Challenge: Leave the pictures out and retype the lines from the beginning through the line with "var y = d3.scaleLinear().domain([0, 160]).range([609, 137]);", both ends included.

____ Information provided

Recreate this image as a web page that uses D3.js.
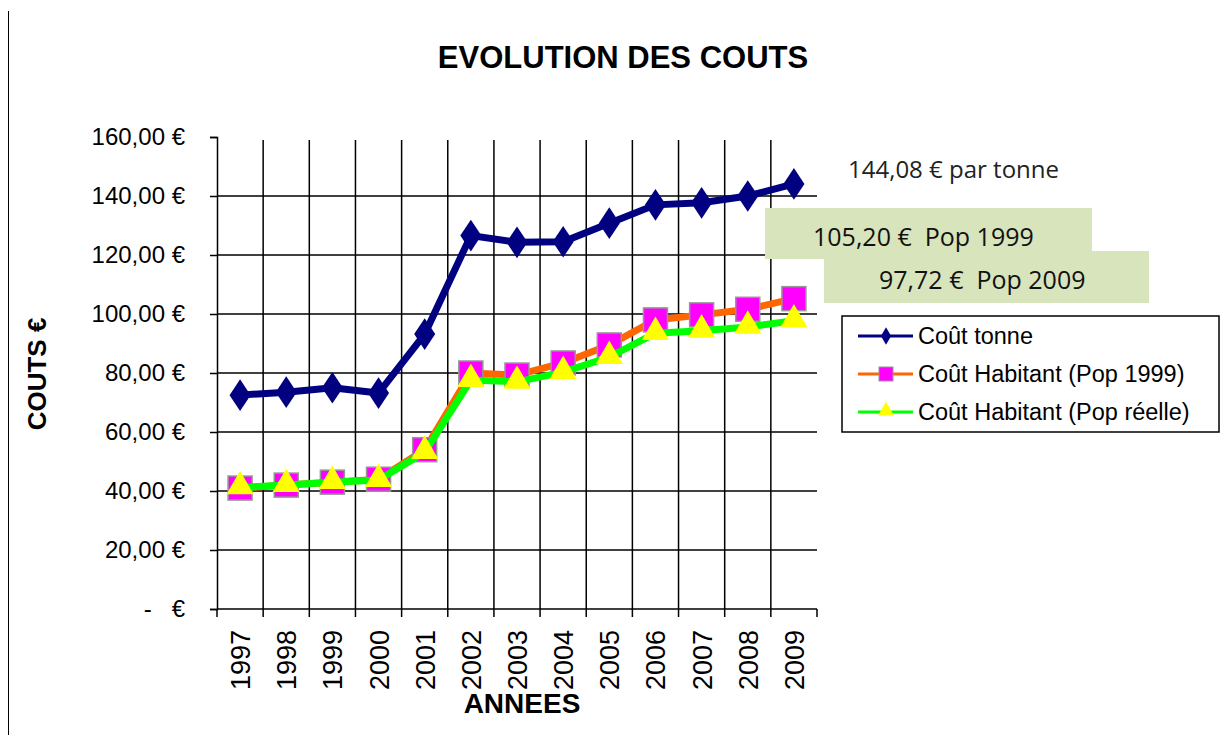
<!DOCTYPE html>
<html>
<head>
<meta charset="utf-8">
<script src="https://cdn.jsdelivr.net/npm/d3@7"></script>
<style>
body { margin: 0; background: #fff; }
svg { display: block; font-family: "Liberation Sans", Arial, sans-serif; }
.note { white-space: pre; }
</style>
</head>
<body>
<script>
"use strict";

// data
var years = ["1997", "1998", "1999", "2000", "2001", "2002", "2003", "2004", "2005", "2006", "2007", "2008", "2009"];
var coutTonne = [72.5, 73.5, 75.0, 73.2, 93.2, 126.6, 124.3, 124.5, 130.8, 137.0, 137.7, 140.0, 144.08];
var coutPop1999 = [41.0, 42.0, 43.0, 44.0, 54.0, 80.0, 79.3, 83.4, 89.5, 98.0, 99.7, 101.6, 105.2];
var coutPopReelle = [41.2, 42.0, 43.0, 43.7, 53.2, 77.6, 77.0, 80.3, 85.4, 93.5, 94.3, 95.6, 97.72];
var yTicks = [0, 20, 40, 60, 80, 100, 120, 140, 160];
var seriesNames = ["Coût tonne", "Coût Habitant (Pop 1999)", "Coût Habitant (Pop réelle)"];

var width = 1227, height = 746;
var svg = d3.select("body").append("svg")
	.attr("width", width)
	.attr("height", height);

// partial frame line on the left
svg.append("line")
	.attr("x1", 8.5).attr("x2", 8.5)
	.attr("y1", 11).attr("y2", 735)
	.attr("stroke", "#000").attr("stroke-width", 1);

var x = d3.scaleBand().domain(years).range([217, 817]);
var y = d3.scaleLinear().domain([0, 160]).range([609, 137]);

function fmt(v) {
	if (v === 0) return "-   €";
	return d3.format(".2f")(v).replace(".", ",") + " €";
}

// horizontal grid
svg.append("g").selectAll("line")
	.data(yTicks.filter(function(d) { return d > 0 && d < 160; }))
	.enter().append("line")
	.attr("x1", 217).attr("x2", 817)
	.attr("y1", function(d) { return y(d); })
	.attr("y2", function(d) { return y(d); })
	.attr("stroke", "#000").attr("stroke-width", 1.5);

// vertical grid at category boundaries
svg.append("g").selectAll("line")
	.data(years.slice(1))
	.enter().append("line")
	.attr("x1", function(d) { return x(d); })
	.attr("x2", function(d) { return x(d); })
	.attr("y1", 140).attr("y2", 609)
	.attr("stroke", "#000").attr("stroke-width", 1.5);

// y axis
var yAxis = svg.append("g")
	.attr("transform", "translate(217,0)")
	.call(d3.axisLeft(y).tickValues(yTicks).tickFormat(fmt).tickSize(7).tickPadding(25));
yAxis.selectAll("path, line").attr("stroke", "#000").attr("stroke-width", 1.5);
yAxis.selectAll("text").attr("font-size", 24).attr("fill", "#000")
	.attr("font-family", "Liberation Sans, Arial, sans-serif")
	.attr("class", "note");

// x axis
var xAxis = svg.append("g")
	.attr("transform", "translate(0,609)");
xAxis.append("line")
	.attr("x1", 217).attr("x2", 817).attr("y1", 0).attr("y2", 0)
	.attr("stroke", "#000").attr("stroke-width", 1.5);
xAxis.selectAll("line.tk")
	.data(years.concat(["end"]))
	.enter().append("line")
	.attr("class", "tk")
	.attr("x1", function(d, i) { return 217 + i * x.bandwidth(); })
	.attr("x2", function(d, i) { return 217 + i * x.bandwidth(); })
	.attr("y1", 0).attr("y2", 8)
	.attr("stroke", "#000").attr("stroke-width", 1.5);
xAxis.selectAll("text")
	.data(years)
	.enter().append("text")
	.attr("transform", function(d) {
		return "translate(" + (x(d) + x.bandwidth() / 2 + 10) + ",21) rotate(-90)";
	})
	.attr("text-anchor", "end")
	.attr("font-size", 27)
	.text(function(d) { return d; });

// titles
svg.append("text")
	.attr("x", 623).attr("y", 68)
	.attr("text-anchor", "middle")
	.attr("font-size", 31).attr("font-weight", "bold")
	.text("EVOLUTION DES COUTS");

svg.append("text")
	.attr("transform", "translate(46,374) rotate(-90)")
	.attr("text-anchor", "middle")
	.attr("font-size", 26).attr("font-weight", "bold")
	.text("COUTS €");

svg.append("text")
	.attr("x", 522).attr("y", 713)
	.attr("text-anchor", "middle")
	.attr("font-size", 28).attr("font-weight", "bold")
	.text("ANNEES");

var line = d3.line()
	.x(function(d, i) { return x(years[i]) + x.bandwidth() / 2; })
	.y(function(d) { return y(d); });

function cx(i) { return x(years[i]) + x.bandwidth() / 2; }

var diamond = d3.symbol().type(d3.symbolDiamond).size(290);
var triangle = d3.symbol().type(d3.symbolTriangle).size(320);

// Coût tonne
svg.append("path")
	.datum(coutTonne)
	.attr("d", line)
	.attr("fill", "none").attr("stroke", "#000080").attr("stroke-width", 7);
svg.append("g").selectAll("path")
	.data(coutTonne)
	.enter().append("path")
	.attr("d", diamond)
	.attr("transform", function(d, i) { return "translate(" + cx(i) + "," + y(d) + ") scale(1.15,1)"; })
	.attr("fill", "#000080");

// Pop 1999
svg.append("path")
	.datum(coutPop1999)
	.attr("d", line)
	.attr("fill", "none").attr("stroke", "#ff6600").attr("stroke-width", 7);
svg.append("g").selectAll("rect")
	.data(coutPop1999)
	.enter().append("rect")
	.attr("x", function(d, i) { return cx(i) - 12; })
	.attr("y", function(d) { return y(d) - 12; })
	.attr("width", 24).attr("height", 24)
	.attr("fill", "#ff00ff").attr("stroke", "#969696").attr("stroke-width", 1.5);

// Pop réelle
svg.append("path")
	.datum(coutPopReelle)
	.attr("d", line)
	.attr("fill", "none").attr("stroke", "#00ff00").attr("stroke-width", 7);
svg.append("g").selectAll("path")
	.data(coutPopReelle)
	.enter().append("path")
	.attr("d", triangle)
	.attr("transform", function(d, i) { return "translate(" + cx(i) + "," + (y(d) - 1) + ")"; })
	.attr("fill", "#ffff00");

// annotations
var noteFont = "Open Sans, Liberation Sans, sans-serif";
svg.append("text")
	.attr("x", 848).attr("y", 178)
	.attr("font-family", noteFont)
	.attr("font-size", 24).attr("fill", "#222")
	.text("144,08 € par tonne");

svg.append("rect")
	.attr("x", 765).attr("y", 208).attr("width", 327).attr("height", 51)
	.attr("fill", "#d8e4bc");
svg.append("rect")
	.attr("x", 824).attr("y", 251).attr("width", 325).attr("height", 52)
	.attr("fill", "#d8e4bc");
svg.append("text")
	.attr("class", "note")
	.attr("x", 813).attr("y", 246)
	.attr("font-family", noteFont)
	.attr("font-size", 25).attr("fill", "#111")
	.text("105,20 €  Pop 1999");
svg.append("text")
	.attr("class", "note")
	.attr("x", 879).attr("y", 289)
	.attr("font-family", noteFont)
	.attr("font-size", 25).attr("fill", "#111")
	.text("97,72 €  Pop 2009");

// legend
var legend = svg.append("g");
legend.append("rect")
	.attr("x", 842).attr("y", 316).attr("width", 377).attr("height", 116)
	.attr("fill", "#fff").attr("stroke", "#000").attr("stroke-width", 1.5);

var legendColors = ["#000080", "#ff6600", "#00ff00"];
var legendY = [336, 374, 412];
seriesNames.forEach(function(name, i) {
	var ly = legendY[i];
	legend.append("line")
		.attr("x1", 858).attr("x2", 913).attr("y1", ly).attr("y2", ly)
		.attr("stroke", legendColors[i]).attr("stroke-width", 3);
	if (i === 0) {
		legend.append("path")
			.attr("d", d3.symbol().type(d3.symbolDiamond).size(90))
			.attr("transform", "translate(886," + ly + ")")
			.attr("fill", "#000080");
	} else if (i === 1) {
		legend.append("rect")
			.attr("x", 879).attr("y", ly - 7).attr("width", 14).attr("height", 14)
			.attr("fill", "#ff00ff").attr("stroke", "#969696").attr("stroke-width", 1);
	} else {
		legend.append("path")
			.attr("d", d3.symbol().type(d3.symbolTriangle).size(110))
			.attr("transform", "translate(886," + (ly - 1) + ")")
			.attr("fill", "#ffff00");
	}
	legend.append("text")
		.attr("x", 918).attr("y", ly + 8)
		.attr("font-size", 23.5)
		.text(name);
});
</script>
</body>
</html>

________

Exercise solution:
Recreate this image as a web page that uses D3.js.
<!DOCTYPE html>
<html>
<head>
<meta charset="utf-8">
<script src="https://cdn.jsdelivr.net/npm/d3@7"></script>
<style>
body { margin: 0; background: #fff; }
svg { display: block; font-family: "Liberation Sans", Arial, sans-serif; }
.note { white-space: pre; }
</style>
</head>
<body>
<script>
"use strict";

// data
var years = ["1997", "1998", "1999", "2000", "2001", "2002", "2003", "2004", "2005", "2006", "2007", "2008", "2009"];
var coutTonne = [72.5, 73.5, 75.0, 73.2, 93.2, 126.6, 124.3, 124.5, 130.8, 137.0, 137.7, 140.0, 144.08];
var coutPop1999 = [41.0, 42.0, 43.0, 44.0, 54.0, 80.0, 79.3, 83.4, 89.5, 98.0, 99.7, 101.6, 105.2];
var coutPopReelle = [41.2, 42.0, 43.0, 43.7, 53.2, 77.6, 77.0, 80.3, 85.4, 93.5, 94.3, 95.6, 97.72];
var yTicks = [0, 20, 40, 60, 80, 100, 120, 140, 160];
var seriesNames = ["Coût tonne", "Coût Habitant (Pop 1999)", "Coût Habitant (Pop réelle)"];

var width = 1227, height = 746;
var svg = d3.select("body").append("svg")
	.attr("width", width)
	.attr("height", height);

// partial frame line on the left
svg.append("line")
	.attr("x1", 8.5).attr("x2", 8.5)
	.attr("y1", 11).attr("y2", 735)
	.attr("stroke", "#000").attr("stroke-width", 1);

var x = d3.scaleBand().domain(years).range([217, 817]);
var y = d3.scaleLinear().domain([0, 160]).range([609, 137]);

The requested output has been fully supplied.